:: Information shown ::
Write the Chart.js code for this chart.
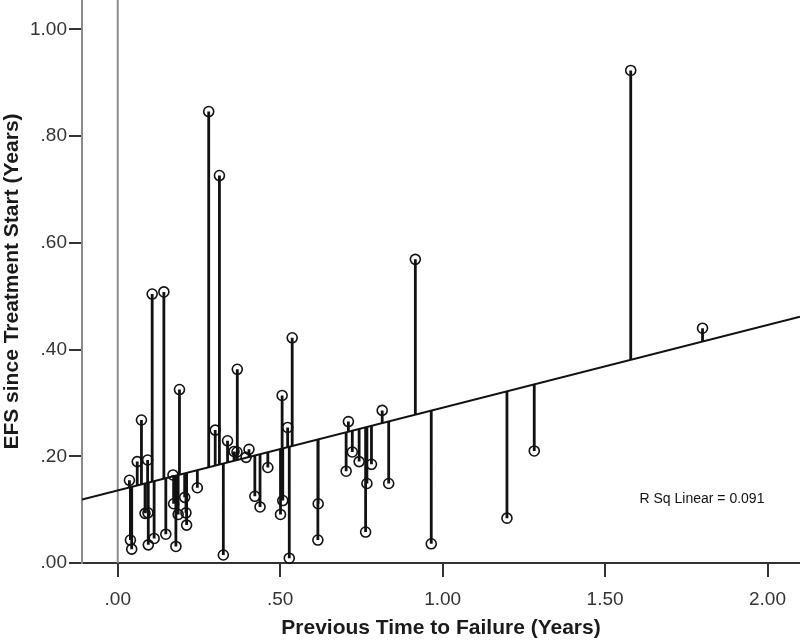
<!DOCTYPE html>
<html>
<head>
<meta charset="utf-8">
<script src="https://cdn.jsdelivr.net/npm/chart.js@4.4.1/dist/chart.umd.min.js"></script>
<style>
  html, body { margin: 0; padding: 0; background: #ffffff; }
  #wrap { width: 800px; height: 641px; }
</style>
</head>
<body>
<div id="wrap"><canvas id="c" width="800" height="641"></canvas></div>
<script>
// ---- data ----
const prevTime = [0.036, 0.039, 0.043, 0.060, 0.073, 0.084, 0.093, 0.092, 0.094, 0.106,
                  0.112, 0.142, 0.148, 0.170, 0.172, 0.179, 0.186, 0.190, 0.206, 0.210,
                  0.212, 0.245, 0.280, 0.300, 0.313, 0.325, 0.338, 0.358, 0.367, 0.368,
                  0.395, 0.404, 0.422, 0.438, 0.462, 0.501, 0.508, 0.506, 0.523, 0.528,
                  0.537, 0.616, 0.617, 0.703, 0.710, 0.722, 0.743, 0.763, 0.767, 0.781,
                  0.814, 0.834, 0.916, 0.965, 1.198, 1.282, 1.579, 1.800];
const efs      = [0.155, 0.043, 0.026, 0.190, 0.268, 0.093, 0.094, 0.193, 0.034, 0.504,
                  0.046, 0.508, 0.054, 0.165, 0.111, 0.031, 0.091, 0.325, 0.123, 0.094,
                  0.071, 0.141, 0.846, 0.249, 0.726, 0.015, 0.229, 0.209, 0.208, 0.363,
                  0.198, 0.213, 0.125, 0.105, 0.179, 0.091, 0.117, 0.314, 0.254, 0.009,
                  0.422, 0.043, 0.111, 0.172, 0.265, 0.208, 0.190, 0.058, 0.149, 0.185,
                  0.286, 0.149, 0.569, 0.036, 0.084, 0.210, 0.923, 0.440];
const fitIntercept = 0.136;
const fitSlope = 0.155;
const rSqLinear = 0.091;
const xRange = [-0.11, 2.10];
const yRange = [0, 1.055];
const xTickValues = [0, 0.5, 1.0, 1.5, 2.0];
const yTickValues = [0, 0.2, 0.4, 0.6, 0.8, 1.0];
const xTitle = 'Previous Time to Failure (Years)';
const yTitle = 'EFS since Treatment Start (Years)';

// ---- derived series ----
const fitAt = x => fitIntercept + fitSlope * x;
const points = prevTime.map((x, i) => ({ x: x, y: efs[i] }));
const stems = [];
prevTime.forEach((x, i) => {
  stems.push({ x: x, y: efs[i] });
  stems.push({ x: x, y: fitAt(x) });
  stems.push({ x: x, y: null });
});
const fitLine = [{ x: xRange[0], y: fitAt(xRange[0]) }, { x: xRange[1], y: fitAt(xRange[1]) }];
const zeroRef = [{ x: 0, y: yRange[0] }, { x: 0, y: yRange[1] }];

const fmt = v => v.toFixed(2).replace(/^0\./, '.');
const tickFont = { family: "'Liberation Sans', Arial, sans-serif", size: 19 };
const titleFont = { family: "'Liberation Sans', Arial, sans-serif", size: 21, weight: 'bold' };

const rsqPlugin = {
  id: 'rsq',
  afterDatasetsDraw(chart) {
    const ctx = chart.ctx;
    const xs = chart.scales.x, ys = chart.scales.y;
    ctx.save();
    ctx.font = "14px 'Liberation Sans', Arial, sans-serif";
    ctx.fillStyle = '#111';
    ctx.textAlign = 'left';
    ctx.textBaseline = 'middle';
    ctx.fillText('R Sq Linear = ' + rSqLinear.toFixed(3), xs.getPixelForValue(1.606), ys.getPixelForValue(0.119));
    ctx.restore();
  }
};

new Chart(document.getElementById('c'), {
  type: 'scatter',
  data: {
    datasets: [
      { data: points, order: 0, pointRadius: 5, pointBorderWidth: 1.6,
        pointBorderColor: '#111', pointBackgroundColor: 'rgba(0,0,0,0)', showLine: false, clip: false },
      { data: stems, order: 1, showLine: true, spanGaps: false, pointRadius: 0,
        borderColor: '#111', borderWidth: 2.8 },
      { data: fitLine, order: 2, showLine: true, pointRadius: 0, borderColor: '#111', borderWidth: 2 },
      { data: zeroRef, order: 3, showLine: true, pointRadius: 0, borderColor: '#8a8a8a', borderWidth: 2 }
    ]
  },
  options: {
    responsive: false,
    animation: false,
    events: [],
    layout: { padding: 0, autoPadding: false },
    plugins: { legend: { display: false }, tooltip: { enabled: false } },
    scales: {
      x: {
        type: 'linear', min: xRange[0], max: xRange[1],
        afterBuildTicks: s => { s.ticks = xTickValues.map(v => ({ value: v })); },
        afterFit: s => { s.height = 78; s.paddingLeft = 0; s.paddingRight = 0; },
        grid: { drawOnChartArea: false, drawTicks: true, tickLength: 14, color: '#333', lineWidth: 2 },
        border: { display: true, color: '#333', width: 2 },
        ticks: { callback: v => fmt(v), font: tickFont, color: '#333', padding: 11, maxRotation: 0, autoSkip: false },
        title: { display: true, text: xTitle, font: titleFont, color: '#1a1a1a', padding: { top: 3, bottom: 0 } }
      },
      y: {
        type: 'linear', min: yRange[0], max: yRange[1],
        afterBuildTicks: s => { s.ticks = yTickValues.map(v => ({ value: v })); },
        afterFit: s => { s.width = 82; s.paddingTop = 0; s.paddingBottom = 0; },
        grid: { drawOnChartArea: false, drawTicks: true, tickLength: 13, color: '#333', lineWidth: 2 },
        border: { display: true, color: '#8a8a8a', width: 2 },
        ticks: { callback: v => fmt(v), font: tickFont, color: '#333', padding: 2, autoSkip: false },
        title: { display: true, text: yTitle, font: titleFont, color: '#1a1a1a', padding: { top: 0, bottom: 0 } }
      }
    }
  },
  plugins: [rsqPlugin]
});
</script>
</body>
</html>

:: What the task requires ::
Omitting all pictures, restate exactly the lines of the material from its start through the line that contains "const yTitle = 'EFS".

:: Task solution ::
Write the Chart.js code for this chart.
<!DOCTYPE html>
<html>
<head>
<meta charset="utf-8">
<script src="https://cdn.jsdelivr.net/npm/chart.js@4.4.1/dist/chart.umd.min.js"></script>
<style>
  html, body { margin: 0; padding: 0; background: #ffffff; }
  #wrap { width: 800px; height: 641px; }
</style>
</head>
<body>
<div id="wrap"><canvas id="c" width="800" height="641"></canvas></div>
<script>
// ---- data ----
const prevTime = [0.036, 0.039, 0.043, 0.060, 0.073, 0.084, 0.093, 0.092, 0.094, 0.106,
                  0.112, 0.142, 0.148, 0.170, 0.172, 0.179, 0.186, 0.190, 0.206, 0.210,
                  0.212, 0.245, 0.280, 0.300, 0.313, 0.325, 0.338, 0.358, 0.367, 0.368,
                  0.395, 0.404, 0.422, 0.438, 0.462, 0.501, 0.508, 0.506, 0.523, 0.528,
                  0.537, 0.616, 0.617, 0.703, 0.710, 0.722, 0.743, 0.763, 0.767, 0.781,
                  0.814, 0.834, 0.916, 0.965, 1.198, 1.282, 1.579, 1.800];
const efs      = [0.155, 0.043, 0.026, 0.190, 0.268, 0.093, 0.094, 0.193, 0.034, 0.504,
                  0.046, 0.508, 0.054, 0.165, 0.111, 0.031, 0.091, 0.325, 0.123, 0.094,
                  0.071, 0.141, 0.846, 0.249, 0.726, 0.015, 0.229, 0.209, 0.208, 0.363,
                  0.198, 0.213, 0.125, 0.105, 0.179, 0.091, 0.117, 0.314, 0.254, 0.009,
                  0.422, 0.043, 0.111, 0.172, 0.265, 0.208, 0.190, 0.058, 0.149, 0.185,
                  0.286, 0.149, 0.569, 0.036, 0.084, 0.210, 0.923, 0.440];
const fitIntercept = 0.136;
const fitSlope = 0.155;
const rSqLinear = 0.091;
const xRange = [-0.11, 2.10];
const yRange = [0, 1.055];
const xTickValues = [0, 0.5, 1.0, 1.5, 2.0];
const yTickValues = [0, 0.2, 0.4, 0.6, 0.8, 1.0];
const xTitle = 'Previous Time to Failure (Years)';
const yTitle = 'EFS since Treatment Start (Years)';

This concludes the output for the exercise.